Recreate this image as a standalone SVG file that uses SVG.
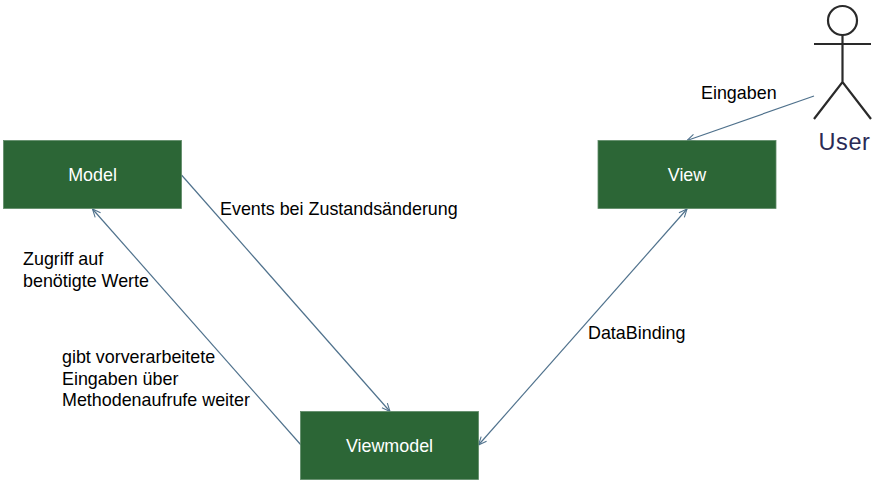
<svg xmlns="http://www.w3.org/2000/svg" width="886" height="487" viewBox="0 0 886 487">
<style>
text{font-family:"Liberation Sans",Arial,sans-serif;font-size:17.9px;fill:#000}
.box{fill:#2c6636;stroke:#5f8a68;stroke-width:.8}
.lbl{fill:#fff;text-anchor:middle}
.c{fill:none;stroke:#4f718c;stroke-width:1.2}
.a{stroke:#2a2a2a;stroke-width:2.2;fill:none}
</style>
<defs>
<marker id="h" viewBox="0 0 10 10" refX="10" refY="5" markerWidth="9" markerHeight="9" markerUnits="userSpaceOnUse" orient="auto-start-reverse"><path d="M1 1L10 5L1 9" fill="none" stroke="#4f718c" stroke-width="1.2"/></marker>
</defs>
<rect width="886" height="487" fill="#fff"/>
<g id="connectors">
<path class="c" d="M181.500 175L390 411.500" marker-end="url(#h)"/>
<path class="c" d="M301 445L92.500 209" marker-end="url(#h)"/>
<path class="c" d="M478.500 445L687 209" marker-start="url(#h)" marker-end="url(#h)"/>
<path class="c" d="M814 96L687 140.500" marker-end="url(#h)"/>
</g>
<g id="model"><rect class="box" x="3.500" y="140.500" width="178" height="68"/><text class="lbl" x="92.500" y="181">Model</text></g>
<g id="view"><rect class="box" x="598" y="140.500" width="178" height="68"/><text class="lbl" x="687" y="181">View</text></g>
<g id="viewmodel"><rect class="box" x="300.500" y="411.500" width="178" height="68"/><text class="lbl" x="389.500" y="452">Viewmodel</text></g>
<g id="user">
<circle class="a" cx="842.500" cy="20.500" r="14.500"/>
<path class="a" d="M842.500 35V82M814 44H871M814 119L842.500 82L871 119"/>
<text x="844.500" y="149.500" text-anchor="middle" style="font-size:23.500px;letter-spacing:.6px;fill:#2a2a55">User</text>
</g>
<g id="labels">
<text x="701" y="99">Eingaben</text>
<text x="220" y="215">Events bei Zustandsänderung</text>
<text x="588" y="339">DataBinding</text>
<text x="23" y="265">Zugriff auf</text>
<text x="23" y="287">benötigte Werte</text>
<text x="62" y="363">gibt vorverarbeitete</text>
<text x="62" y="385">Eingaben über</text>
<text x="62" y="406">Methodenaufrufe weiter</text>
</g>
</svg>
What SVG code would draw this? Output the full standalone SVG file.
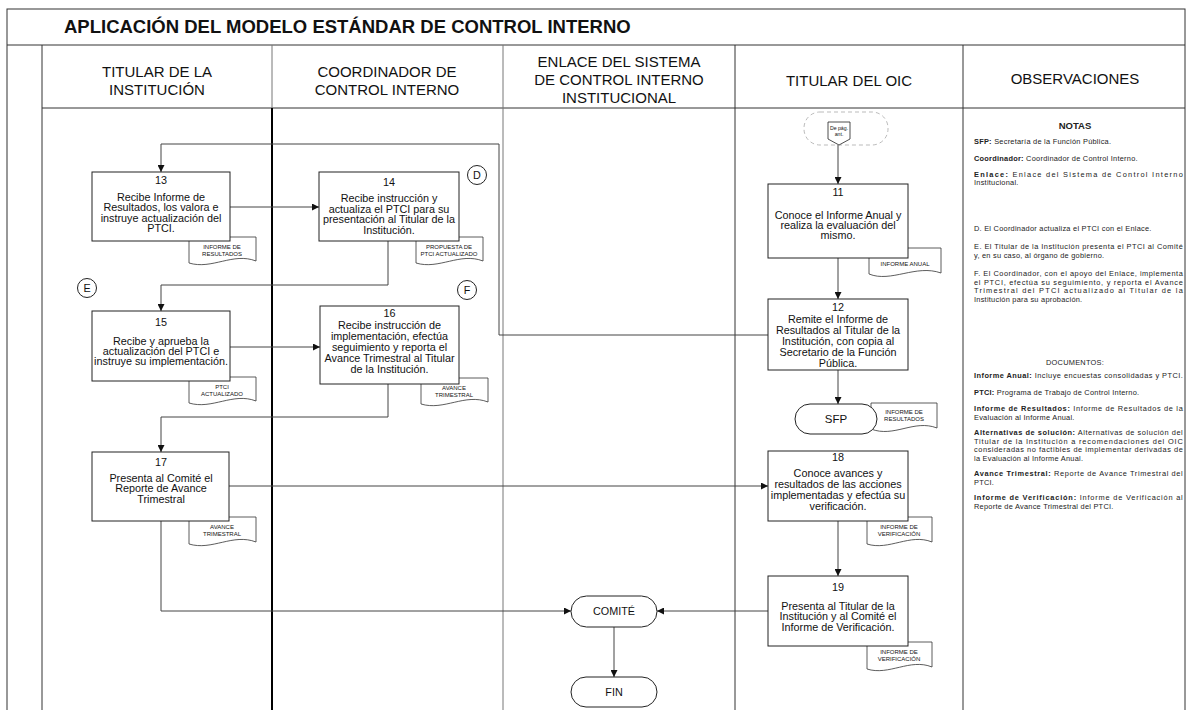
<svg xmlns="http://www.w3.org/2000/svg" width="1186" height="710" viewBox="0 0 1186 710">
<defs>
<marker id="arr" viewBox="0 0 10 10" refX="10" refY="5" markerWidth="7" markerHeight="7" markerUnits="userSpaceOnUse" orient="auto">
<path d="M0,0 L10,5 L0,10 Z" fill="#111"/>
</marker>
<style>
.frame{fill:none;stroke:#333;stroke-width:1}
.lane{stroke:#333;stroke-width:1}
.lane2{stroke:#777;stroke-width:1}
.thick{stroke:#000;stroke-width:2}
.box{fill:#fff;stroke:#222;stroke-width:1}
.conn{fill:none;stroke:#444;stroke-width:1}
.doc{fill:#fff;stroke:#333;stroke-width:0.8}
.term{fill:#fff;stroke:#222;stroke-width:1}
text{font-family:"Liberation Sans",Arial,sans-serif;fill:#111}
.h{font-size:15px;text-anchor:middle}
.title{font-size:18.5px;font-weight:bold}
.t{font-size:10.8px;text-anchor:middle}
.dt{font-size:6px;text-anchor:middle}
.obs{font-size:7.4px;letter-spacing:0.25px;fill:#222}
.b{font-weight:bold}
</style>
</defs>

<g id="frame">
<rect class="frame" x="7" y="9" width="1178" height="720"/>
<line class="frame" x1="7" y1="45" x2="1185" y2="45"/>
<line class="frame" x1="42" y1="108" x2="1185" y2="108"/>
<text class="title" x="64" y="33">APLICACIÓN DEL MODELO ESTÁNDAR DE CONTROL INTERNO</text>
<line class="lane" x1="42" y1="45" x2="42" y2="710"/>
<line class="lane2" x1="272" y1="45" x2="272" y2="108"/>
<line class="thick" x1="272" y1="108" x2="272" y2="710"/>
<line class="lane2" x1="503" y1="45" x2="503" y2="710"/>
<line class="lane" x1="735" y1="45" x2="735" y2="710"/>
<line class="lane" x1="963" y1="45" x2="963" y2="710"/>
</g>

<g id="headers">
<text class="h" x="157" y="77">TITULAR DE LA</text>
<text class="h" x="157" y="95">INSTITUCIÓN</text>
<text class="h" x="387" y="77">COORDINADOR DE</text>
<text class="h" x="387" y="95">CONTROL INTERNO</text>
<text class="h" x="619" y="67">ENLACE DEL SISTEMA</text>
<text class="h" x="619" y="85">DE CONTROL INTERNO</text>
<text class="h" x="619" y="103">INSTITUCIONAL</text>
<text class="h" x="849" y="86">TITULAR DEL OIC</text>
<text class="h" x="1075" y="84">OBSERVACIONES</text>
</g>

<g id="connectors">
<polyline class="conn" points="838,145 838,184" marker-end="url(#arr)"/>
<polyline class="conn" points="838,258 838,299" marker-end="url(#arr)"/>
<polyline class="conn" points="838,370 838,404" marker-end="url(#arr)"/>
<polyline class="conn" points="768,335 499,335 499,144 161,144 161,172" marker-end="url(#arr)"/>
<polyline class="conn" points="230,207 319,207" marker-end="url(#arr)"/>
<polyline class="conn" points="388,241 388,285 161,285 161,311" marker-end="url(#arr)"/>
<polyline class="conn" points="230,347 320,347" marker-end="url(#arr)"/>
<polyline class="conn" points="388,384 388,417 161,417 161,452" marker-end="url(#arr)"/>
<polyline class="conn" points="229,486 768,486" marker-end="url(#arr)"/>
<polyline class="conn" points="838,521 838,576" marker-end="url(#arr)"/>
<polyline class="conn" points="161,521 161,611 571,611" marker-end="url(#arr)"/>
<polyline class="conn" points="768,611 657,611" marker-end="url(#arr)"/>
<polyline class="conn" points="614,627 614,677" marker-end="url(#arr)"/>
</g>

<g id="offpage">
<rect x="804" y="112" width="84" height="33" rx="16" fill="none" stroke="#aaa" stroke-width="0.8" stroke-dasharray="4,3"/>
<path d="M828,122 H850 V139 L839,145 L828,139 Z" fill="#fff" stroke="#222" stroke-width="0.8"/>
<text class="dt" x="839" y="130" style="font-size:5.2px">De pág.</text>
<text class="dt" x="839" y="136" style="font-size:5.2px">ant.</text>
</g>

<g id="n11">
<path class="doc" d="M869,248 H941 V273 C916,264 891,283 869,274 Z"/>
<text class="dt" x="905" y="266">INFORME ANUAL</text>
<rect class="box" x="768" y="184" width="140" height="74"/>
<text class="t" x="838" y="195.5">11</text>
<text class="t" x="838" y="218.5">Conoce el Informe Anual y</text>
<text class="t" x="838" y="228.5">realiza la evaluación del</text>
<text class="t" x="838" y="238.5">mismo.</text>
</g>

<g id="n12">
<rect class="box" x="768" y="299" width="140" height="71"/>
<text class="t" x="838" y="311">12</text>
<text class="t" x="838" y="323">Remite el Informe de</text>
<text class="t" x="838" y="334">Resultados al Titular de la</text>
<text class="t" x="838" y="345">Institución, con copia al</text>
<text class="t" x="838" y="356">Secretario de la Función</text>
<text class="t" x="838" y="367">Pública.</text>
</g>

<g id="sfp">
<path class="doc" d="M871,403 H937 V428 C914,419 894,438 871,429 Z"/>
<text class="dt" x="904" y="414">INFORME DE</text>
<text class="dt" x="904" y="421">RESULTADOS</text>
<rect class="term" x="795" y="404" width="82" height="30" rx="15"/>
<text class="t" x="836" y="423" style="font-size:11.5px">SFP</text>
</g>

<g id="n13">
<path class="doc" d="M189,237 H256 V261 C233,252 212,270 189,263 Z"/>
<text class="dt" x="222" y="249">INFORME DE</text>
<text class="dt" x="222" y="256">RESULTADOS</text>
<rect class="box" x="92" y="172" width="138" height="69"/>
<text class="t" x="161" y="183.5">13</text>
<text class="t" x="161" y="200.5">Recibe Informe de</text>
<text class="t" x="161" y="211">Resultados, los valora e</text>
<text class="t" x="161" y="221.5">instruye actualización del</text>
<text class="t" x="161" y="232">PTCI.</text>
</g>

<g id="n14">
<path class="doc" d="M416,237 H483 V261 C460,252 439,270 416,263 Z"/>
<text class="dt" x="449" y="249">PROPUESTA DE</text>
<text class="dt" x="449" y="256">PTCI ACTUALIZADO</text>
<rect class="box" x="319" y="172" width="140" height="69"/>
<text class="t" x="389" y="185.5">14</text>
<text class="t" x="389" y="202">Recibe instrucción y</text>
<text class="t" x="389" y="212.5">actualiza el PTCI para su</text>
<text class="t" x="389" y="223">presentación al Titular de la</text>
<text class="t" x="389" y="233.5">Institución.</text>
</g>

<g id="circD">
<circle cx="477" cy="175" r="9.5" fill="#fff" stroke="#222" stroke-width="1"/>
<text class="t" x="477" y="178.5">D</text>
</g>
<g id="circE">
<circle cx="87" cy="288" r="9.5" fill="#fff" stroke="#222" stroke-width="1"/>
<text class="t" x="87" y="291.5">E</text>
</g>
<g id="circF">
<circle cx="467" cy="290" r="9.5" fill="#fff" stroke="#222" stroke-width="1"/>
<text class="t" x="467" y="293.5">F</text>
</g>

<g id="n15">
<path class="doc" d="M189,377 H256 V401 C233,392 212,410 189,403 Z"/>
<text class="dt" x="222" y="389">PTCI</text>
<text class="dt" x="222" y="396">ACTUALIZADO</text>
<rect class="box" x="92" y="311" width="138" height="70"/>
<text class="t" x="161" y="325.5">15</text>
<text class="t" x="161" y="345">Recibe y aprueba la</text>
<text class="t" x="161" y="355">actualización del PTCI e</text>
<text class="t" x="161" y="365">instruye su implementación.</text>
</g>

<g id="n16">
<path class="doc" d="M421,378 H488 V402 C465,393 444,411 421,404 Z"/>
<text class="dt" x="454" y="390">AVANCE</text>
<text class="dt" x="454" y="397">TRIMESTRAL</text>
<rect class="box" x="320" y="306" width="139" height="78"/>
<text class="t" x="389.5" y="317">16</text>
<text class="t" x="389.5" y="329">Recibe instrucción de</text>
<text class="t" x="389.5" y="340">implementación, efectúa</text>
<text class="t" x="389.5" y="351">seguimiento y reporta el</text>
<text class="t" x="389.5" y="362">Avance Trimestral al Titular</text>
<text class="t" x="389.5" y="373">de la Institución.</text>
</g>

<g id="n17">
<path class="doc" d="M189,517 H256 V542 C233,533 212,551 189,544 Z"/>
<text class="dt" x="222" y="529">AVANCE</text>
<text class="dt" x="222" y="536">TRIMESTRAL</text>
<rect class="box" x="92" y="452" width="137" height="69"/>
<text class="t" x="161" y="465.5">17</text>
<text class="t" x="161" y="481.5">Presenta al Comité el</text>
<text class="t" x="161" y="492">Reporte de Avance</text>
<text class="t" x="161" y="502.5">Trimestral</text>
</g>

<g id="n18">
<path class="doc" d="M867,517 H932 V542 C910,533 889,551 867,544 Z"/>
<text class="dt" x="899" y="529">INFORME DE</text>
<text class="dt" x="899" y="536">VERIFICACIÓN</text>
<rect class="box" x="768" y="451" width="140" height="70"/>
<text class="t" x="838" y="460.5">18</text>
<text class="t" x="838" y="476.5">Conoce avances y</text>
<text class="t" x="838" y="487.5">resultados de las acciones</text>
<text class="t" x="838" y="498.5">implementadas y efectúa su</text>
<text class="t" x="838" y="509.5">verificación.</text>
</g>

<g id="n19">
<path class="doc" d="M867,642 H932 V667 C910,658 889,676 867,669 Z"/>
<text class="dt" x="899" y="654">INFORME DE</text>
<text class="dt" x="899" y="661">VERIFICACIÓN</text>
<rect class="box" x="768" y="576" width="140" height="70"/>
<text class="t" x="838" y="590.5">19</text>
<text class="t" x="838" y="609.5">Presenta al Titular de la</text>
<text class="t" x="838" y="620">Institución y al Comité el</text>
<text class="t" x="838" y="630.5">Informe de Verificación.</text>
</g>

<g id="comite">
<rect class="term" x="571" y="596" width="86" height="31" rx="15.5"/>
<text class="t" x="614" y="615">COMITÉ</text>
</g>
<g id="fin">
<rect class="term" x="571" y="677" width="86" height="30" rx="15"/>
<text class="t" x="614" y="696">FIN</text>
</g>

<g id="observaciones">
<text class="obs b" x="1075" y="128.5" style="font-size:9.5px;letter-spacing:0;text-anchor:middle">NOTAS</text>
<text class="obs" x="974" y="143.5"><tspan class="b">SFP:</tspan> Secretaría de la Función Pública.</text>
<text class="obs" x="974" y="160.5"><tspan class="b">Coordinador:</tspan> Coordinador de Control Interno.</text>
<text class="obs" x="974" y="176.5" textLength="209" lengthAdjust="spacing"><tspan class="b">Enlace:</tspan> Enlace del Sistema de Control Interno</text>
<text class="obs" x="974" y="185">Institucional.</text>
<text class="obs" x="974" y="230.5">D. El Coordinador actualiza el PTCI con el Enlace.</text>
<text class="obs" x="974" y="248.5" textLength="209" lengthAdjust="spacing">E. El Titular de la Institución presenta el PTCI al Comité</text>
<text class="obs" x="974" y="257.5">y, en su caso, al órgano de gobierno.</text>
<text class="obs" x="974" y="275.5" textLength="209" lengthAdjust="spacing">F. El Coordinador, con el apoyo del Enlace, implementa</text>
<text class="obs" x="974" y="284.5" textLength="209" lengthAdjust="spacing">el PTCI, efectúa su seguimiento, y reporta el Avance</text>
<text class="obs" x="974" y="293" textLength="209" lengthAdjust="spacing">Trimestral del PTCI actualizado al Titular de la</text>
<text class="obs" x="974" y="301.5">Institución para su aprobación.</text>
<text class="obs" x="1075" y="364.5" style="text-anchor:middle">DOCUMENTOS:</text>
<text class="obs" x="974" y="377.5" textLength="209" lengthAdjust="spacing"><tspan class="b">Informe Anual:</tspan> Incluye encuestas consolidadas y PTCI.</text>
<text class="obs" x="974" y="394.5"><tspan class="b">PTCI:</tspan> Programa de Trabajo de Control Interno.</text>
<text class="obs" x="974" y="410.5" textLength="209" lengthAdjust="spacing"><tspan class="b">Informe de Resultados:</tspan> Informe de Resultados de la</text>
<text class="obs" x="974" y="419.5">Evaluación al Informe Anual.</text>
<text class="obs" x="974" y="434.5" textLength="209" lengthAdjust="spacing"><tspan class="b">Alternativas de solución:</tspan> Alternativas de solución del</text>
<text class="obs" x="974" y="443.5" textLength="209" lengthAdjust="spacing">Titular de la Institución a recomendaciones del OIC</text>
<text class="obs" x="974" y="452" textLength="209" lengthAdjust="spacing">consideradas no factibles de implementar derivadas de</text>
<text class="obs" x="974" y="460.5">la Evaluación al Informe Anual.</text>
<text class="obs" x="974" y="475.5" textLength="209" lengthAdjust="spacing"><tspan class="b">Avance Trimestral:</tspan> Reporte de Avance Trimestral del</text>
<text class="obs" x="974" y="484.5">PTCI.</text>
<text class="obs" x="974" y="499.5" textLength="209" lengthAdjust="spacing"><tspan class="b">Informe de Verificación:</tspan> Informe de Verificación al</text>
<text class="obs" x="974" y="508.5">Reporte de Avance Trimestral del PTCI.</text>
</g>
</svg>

-- -- --

— Work instructions —
Only the count is wanted: report how many lines of the material above hold the word "this".

— Right answer —
2